Amo se mi amo, mi amo perché sono amato
Il tempo che stiamo vivendo appare sempre più come un tempo vuoto, come se tutto quello che progettiamo, le nostre ambizioni, i sogni fossero divorati da una voragine. Per quanto ci sforziamo di trovare stimoli nuovi, motivazioni, entusiasmo, c’è sempre la sensazione di qualcosa che si spegne e fa fatica ad andare avanti. Forse non è un caso però, che più siamo concentrati su noi stessi, sulla nostra soddisfazione personale, sulla ricerca della nostra affermazione individuale, più ci chiudiamo in noi stessi, facciamo fatica a dare senso alla vita.
Quando non c’è qualcuno “per” cui vivere, il tempo ci appare vuoto.
Quando cominciamo a spendere la vita per qualcuno, ritroviamo il senso delle cose: abbiamo bisogno di tornare ad amare per tornare a vivere!
La storia di Israele ci insegna, che la grande tentazione del cuore umano, è il rischio di dimenticare. Il libro del Deuteronomio aveva anche lo scopo, di ravvivare nel cuore d’Israele la relazione con Dio. Ciò che si chiama Legge è il dono di una relazione d’amore da parte di Dio per il suo popolo: un vincolo non per opprimere ma per non essere mai separati.
Verbo fondamentale di questo testo del Deuteronomio è l’invito ad ascoltare.
Ascolta! vuol dire ricordati che c’è qualcuno che ti vuole parlare. È Dio che vuole dirci qualcosa, desidera comunicare con noi perché Dio ci ha amato da sempre, ed è da questo ascolto che comincia la possibilità di dare senso alla nostra esistenza.
L’amore chiede totalità, non è possibile amare solo quando ne abbiamo voglia! O si ama o non si ama!
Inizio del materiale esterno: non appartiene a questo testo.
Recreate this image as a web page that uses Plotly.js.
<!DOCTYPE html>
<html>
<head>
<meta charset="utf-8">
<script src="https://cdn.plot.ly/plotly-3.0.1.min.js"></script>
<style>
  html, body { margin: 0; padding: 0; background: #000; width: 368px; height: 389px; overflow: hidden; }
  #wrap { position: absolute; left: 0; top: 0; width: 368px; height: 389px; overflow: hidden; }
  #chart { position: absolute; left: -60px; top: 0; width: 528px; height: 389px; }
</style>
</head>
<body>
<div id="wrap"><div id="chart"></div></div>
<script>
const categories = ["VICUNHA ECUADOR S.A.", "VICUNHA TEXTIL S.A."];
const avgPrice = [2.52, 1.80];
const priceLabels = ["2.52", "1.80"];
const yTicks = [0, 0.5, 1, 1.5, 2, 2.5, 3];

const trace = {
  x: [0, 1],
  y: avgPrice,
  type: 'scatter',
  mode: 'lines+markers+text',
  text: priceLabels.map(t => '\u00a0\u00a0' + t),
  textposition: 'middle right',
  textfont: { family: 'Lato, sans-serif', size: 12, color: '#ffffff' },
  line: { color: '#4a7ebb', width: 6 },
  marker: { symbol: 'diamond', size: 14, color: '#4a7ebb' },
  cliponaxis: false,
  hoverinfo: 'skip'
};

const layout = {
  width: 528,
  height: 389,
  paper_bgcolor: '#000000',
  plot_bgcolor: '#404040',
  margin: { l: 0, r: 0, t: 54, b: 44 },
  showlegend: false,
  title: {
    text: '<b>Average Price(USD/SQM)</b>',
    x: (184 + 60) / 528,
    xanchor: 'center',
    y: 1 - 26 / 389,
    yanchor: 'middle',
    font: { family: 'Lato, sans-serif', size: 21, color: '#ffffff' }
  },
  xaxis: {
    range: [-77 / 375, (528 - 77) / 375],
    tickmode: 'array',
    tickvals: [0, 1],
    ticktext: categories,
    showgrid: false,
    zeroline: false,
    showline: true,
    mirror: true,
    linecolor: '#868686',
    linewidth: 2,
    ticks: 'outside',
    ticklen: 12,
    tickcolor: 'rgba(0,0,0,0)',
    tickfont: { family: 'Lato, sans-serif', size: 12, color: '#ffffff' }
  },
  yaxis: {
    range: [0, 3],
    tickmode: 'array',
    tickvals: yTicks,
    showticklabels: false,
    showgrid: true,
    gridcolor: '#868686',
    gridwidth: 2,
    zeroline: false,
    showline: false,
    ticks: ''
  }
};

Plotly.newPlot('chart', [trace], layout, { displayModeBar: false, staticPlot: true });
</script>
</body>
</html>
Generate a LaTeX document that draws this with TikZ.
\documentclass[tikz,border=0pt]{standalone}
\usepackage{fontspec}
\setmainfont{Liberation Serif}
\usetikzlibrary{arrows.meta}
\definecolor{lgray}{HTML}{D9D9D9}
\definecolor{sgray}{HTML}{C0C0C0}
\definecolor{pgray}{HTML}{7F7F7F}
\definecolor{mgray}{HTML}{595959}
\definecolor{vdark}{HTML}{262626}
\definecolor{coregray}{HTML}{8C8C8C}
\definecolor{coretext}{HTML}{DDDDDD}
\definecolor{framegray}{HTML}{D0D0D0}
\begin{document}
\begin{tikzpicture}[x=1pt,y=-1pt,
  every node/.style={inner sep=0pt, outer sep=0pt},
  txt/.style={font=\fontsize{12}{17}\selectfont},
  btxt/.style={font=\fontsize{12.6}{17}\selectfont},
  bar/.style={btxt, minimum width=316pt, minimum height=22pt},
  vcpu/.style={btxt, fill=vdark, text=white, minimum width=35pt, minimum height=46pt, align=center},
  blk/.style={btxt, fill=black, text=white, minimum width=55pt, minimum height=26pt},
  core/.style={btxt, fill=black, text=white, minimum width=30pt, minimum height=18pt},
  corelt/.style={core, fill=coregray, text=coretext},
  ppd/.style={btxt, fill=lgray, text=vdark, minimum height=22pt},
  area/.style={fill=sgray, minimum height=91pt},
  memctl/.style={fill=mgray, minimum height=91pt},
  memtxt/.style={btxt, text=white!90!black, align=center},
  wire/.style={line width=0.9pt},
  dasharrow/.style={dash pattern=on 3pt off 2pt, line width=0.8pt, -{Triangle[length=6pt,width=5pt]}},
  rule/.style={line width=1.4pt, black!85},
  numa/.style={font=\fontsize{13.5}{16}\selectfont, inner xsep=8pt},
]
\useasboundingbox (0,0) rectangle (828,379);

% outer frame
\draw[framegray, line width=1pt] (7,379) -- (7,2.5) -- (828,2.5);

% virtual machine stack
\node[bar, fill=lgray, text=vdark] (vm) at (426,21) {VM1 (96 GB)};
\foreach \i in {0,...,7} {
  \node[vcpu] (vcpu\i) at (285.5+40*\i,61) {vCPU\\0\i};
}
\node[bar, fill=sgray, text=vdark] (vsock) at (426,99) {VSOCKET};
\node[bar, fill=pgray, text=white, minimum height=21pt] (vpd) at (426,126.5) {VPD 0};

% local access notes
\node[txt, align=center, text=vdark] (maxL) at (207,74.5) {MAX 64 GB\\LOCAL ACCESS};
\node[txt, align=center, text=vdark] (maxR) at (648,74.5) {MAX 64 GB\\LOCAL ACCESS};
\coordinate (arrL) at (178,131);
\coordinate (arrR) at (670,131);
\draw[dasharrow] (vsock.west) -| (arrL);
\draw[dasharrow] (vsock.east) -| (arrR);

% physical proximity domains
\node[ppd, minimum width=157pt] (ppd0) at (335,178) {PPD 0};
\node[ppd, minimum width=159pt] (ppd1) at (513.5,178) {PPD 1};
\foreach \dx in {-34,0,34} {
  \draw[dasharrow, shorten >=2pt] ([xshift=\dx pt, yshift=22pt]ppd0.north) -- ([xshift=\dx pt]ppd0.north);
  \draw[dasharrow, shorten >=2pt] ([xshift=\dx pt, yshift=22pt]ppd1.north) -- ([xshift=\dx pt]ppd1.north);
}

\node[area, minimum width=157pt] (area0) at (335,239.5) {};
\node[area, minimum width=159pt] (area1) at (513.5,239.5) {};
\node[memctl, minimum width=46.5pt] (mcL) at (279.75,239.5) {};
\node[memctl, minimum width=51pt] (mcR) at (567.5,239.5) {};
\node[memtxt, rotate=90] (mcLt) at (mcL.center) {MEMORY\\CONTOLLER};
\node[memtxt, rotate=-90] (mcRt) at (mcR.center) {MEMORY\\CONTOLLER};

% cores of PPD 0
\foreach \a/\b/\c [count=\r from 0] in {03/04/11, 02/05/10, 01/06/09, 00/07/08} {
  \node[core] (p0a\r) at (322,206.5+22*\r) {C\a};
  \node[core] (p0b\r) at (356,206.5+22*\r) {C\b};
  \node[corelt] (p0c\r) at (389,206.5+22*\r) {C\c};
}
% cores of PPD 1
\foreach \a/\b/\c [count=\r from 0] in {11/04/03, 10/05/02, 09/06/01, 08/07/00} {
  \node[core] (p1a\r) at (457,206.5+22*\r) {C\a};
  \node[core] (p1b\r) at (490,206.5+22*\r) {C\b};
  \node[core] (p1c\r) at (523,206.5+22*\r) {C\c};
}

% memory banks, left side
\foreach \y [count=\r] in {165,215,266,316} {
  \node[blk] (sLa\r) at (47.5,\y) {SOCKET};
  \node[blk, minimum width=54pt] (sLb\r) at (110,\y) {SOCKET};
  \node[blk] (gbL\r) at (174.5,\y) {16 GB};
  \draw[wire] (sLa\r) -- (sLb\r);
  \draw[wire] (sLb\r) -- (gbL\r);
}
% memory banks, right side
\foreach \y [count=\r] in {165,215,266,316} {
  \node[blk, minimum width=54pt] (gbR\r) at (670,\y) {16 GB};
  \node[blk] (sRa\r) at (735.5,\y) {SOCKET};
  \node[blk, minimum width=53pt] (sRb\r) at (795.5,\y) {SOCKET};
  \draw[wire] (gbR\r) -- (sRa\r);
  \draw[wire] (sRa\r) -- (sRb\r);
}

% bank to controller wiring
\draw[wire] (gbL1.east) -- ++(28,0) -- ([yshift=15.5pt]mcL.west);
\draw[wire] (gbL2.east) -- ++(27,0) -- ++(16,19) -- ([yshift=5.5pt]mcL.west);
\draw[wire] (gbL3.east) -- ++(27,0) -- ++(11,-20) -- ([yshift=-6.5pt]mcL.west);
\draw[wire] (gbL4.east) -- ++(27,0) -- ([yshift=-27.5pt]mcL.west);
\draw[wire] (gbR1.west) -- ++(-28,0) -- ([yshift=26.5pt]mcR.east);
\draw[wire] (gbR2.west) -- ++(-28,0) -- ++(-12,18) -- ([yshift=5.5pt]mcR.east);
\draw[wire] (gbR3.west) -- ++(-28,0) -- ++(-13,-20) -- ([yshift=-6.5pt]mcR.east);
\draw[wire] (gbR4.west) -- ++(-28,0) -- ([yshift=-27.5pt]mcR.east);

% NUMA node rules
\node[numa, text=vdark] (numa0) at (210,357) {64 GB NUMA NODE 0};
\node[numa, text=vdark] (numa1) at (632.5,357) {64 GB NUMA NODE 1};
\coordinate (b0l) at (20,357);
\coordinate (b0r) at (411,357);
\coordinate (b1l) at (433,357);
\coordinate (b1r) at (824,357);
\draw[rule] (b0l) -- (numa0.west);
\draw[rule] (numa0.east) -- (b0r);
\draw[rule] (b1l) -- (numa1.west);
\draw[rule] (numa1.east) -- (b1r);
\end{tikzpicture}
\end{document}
Il cuore, nella cultura ebraica, era il centro dell’essere umano, luogo dove si incontrano i pensieri e i sentimenti, il luogo della decisione. Se ti amo, scelgo di agire in tuo favore.
La vita di fede si colloca perciò su un piano molto concreto: l’amore è risposta a questa chiamata di Dio. Con il Salmo 17 possiamo ripetere ogni giorno: «Ti amo, Signore, mia forza». L’amore di Dio è totale e nell’incarnazione di Gesù Cristo ha preso un volto. Il volto di Colui che ha offerto se stesso per noi, come sommo sacerdote, che non ha presentato solo le offerte al Padre, ma ha consegnato la sua vita per amore nostro (Eb 7,27).
Rischio della fede è quello di diventare a volte religione senza spiritualità, precetto senza relazione. Lo scriba che interroga Gesù forse è uno che si è accorto del pericolo di perdersi nei precetti, nelle cose da fare, perdendo di vista la relazione personale con Dio. Altri invece ritengono che questa domanda nasconda un’insidia, il tentativo di mettere in imbarazzo Gesù, chiedendo una sintesi apparentemente impossibile: scegliere tra i seicentotredici precetti della legge, il primo comandamento.
Gesù riprende ed estende l’indicazione del Deuteronomio: comincia ad ascoltare! Renditi conto che la vita che stai vivendo è un dono, qualcuno ti ha pensato e amato.
Dio è colui che fin dall’inizio ti accompagna nel tuo cammino.
Ascolta! vuol dire fai l’esperienza di essere amato.
Ma l’amore non può rimanere chiuso nei confini di una relazione.
L’amore è sempre eccedenza, l’amore esce da sé, si dona, per questo, la relazione d’amore tra Dio e l’uomo si apre necessariamente agli altri: l’amore generativo è il segno di una relazione autentica con Dio.
Se il nostro agire non è segnato da questo amore, probabilmente abbiamo già da tempo interrotto la comunicazione con Dio.
La condizione per amare sta in quel “come te stesso” che Gesù inserisce nella seconda parte del precetto. Per amare abbiamo bisogna di essere riconciliati con noi stessi: voglio davvero il mio bene?
Molte relazioni distorte hanno la loro radice in questa mancanza di amore per noi stessi. Se non mi sento amato, se non mi riconosco amabile, se mi percepisco sempre inferiore e indegno, ciò che esce da me sarà probabilmente il frutto della frustrazione. Tante azioni cattive nascono da questa percezione distorta di se stessi.
Dobbiamo tornare all’origine, ritrovare la consapevolezza di essere da sempre amati da Colui che ha dato la vita per me, una volta per sempre, e che non ritrae la sua parola.
Chiediamoci allora: C’è in me la consapevolezza di essere amato da Dio? Riconosco i frutti della mia relazione d’amore con Dio?